Korr described space and records management changes since taking office, including clearing decades of accumulated items from vaults and creating an organized inventory for deed books and permanent records. He said some paper records date to the late 18th century and that preservation needs are large: "This is the context... It's $3,260,000. That's the amount of money that we have to spend in order to preserve all the records," he said, describing that figure as the cost to complete preservation work across the office's records.

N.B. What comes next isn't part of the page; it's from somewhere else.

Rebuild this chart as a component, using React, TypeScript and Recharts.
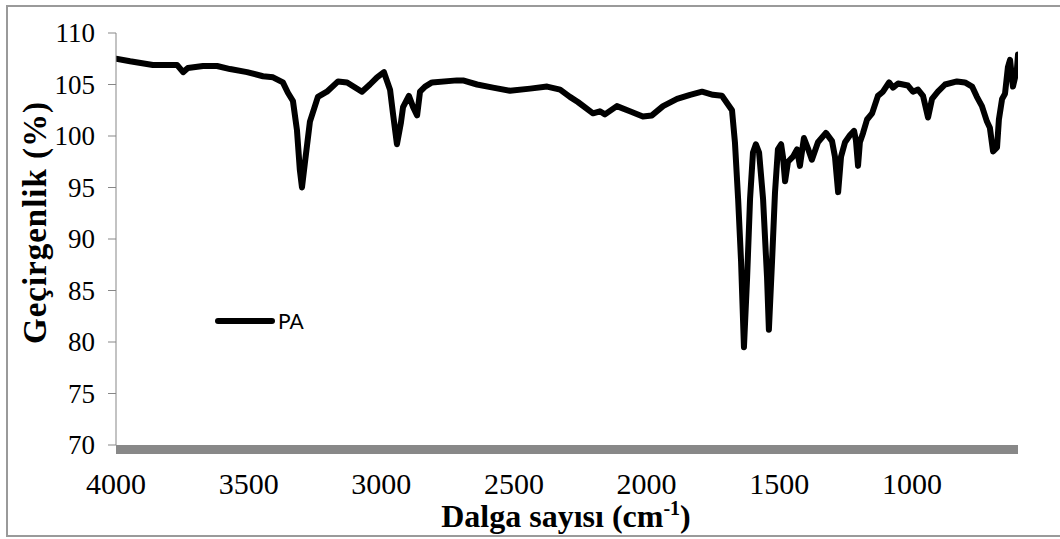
import { LineChart, Line, XAxis, YAxis, Legend, Label } from 'recharts';

// FTIR spectrum of PA (wavenumber in cm-1, transmittance in %)
const wavenumbers = [
  4000, 3947, 3861, 3770, 3747, 3729, 3672, 3619, 3570, 3506, 3446, 3408, 3371, 3352, 3333,
  3318, 3307, 3299, 3288, 3269, 3239, 3205, 3163, 3129, 3073, 3043, 3016, 2990, 2967, 2956,
  2941, 2926, 2918, 2896, 2880, 2865, 2854, 2835, 2809, 2715, 2692, 2639, 2579, 2515, 2439,
  2375, 2326, 2289, 2259, 2202, 2176, 2157, 2112, 2063, 2014, 1980, 1938, 1885, 1836, 1791,
  1750, 1716, 1697, 1678, 1667, 1655, 1644, 1633, 1621, 1610, 1599, 1588, 1576, 1561, 1546,
  1539, 1527, 1516, 1505, 1493, 1486, 1478, 1467, 1448, 1433, 1422, 1407, 1392, 1377, 1354,
  1324, 1301, 1290, 1278, 1267, 1252, 1233, 1218, 1211, 1203, 1196, 1184, 1169, 1150, 1128,
  1109, 1086, 1071, 1052, 1015, 996, 977, 958, 939, 924, 902, 875, 830, 800, 773,
  755, 736, 717, 706, 694, 679, 672, 660, 649, 638, 630, 619, 604, 600,
];

const transmittance = [
  107.5, 107.25, 106.9, 106.9, 106.2, 106.6, 106.8, 106.8, 106.5, 106.2, 105.8, 105.7, 105.2, 104.2, 103.4,
  100.6, 96.7, 95.0, 97.4, 101.4, 103.8, 104.3, 105.3, 105.2, 104.3, 105.0, 105.7, 106.2, 104.5, 102.2,
  99.2, 101.3, 102.8, 103.9, 102.8, 102.0, 104.3, 104.8, 105.2, 105.4, 105.4, 105.0, 104.7, 104.4, 104.6,
  104.8, 104.5, 103.8, 103.3, 102.2, 102.4, 102.1, 102.9, 102.4, 101.9, 102.0, 102.9, 103.6, 104.0, 104.3,
  104.0, 103.9, 103.2, 102.5, 99.4, 93.9, 87.9, 79.5, 86.3, 93.9, 98.4, 99.2, 98.4, 93.9, 86.3,
  81.2, 87.9, 94.5, 98.7, 99.2, 98.0, 95.6, 97.5, 98.0, 98.7, 97.1, 99.8, 98.8, 97.7, 99.4,
  100.3, 99.5, 98.0, 94.55, 98.0, 99.4, 100.1, 100.5, 99.6, 97.1, 99.4, 100.3, 101.6, 102.2, 103.9,
  104.3, 105.2, 104.7, 105.1, 104.9, 104.3, 104.5, 103.9, 101.8, 103.6, 104.3, 105.0, 105.3, 105.2, 104.8,
  103.8, 102.9, 101.4, 100.8, 98.5, 98.9, 101.6, 103.6, 104.1, 106.7, 107.4, 104.8, 106.5, 107.9,
];

const xTicks = [4000, 3500, 3000, 2500, 2000, 1500, 1000];
const yTicks = [70, 75, 80, 85, 90, 95, 100, 105, 110];
const seriesName = 'PA';

const data = wavenumbers.map((wn, i) => ({ wn, pa: transmittance[i] }));

const serif = "'Liberation Serif', 'Times New Roman', serif";
const axisGray = '#878787';

const renderXTick = (props: any) => {
  const { x, y, payload } = props;
  return (
    <text key={`xt-${payload.value}`} x={x} y={y + 45} textAnchor="middle"
      style={{ fontFamily: serif, fontSize: 30 }} fill="#000">
      {payload.value}
    </text>
  );
};

const renderYTick = (props: any) => {
  const { x, y, payload } = props;
  return (
    <text key={`yt-${payload.value}`} x={x} y={y + 9} textAnchor="end"
      style={{ fontFamily: serif, fontSize: 27 }} fill="#000">
      {payload.value}
    </text>
  );
};

const XTitle = ({ viewBox }: any) => (
  <text x={viewBox.x + viewBox.width / 2 - 1} y={527} textAnchor="middle"
    style={{ fontFamily: serif, fontWeight: 'bold', fontSize: 32 }} fill="#000">
    Dalga sayısı (cm<tspan dy={-12} fontSize={20}>-1</tspan><tspan dy={12}>)</tspan>
  </text>
);

const YTitle = () => (
  <text x={46} y={223} transform="rotate(-90, 46, 223)" textAnchor="middle"
    style={{ fontFamily: serif, fontWeight: 'bold', fontSize: 33 }} fill="#000"
    textLength={242} lengthAdjust="spacing">
    Geçirgenlik (%)
  </text>
);

const LegendBox = () => (
  <div style={{ display: 'flex', alignItems: 'center' }}>
    <svg width={62} height={12}>
      <line x1={3} y1={6} x2={57} y2={6} stroke="#000" strokeWidth={6} strokeLinecap="round" />
    </svg>
    <span style={{ fontFamily: 'Lato, sans-serif', fontSize: 21, color: '#000', marginLeft: 1 }}>{seriesName}</span>
  </div>
);

export default function App() {
  return (
    <div style={{ position: 'fixed', left: 0, top: 0, width: 1060, height: 539, overflow: 'hidden', background: '#fff' }}>
      <div style={{ position: 'absolute', left: 6, top: 5, width: 1100, height: 532, boxSizing: 'border-box', border: '2px solid #9a9a9a' }} />
      <div style={{ position: 'absolute', left: 0, top: 0 }}>
        <LineChart width={1060} height={539} data={data} margin={{ top: 33, right: 42, bottom: 9, left: 56 }}>
          <XAxis
            dataKey="wn"
            type="number"
            domain={[600, 4000]}
            reversed
            ticks={xTicks}
            allowDataOverflow
            height={85}
            tickLine={false}
            tickSize={0}
            tickMargin={4}
            axisLine={{ stroke: '#888888', strokeWidth: 9, transform: 'translate(0, 4.5)' }}
            tick={renderXTick}
          >
            <Label content={<XTitle />} />
          </XAxis>
          <YAxis
            type="number"
            domain={[70, 110]}
            ticks={yTicks}
            width={60}
            tickSize={8}
            tickMargin={13}
            axisLine={{ stroke: axisGray }}
            tickLine={{ stroke: axisGray }}
            tick={renderYTick}
          >
            <Label content={<YTitle />} />
          </YAxis>
          <Legend
            layout="vertical"
            align="center"
            verticalAlign="middle"
            wrapperStyle={{ left: 215, top: 308, width: 'auto' }}
            content={<LegendBox />}
          />
          <Line
            type="linear"
            dataKey="pa"
            name={seriesName}
            stroke="#000"
            strokeWidth={6}
            strokeLinejoin="round"
            strokeLinecap="round"
            dot={false}
            isAnimationActive={false}
          />
        </LineChart>
      </div>
    </div>
  );
}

To start, county staff sought bids to scan 200 books as a test project. Korr reported two bids: $64,320 and $104,679.75, and recommended the lower bid for a phased approach rather than an expensive, immediate program. During the discussion Korr acknowledged a transcript inconsistency about an earlier-quoted figure of $6,432 and clarified the board was being asked to fund $64,320 "to get started and copy some of these documents so we can see whether this process would cost some millions to do it all."
Commissioners debated historic-preservation concerns for pre-1900 handwritten books; Korr assured the board those older, historically significant volumes would be preserved. A motion to approve the budget amendment and contract for $64,320 passed on roll call, with one recorded "no" vote.
Korr said the pilot will produce sample images to show commissioners how digitized records will look and to guide next steps on funding and prioritization.
What happens next: staff will execute the pilot scanning contract, return examples to the board, and continue building a multi-year preservation strategy. Korr estimated full compliance with older microfilm requirements could cost more than $150,000 and that complete preservation work would require multi-year funding decisions.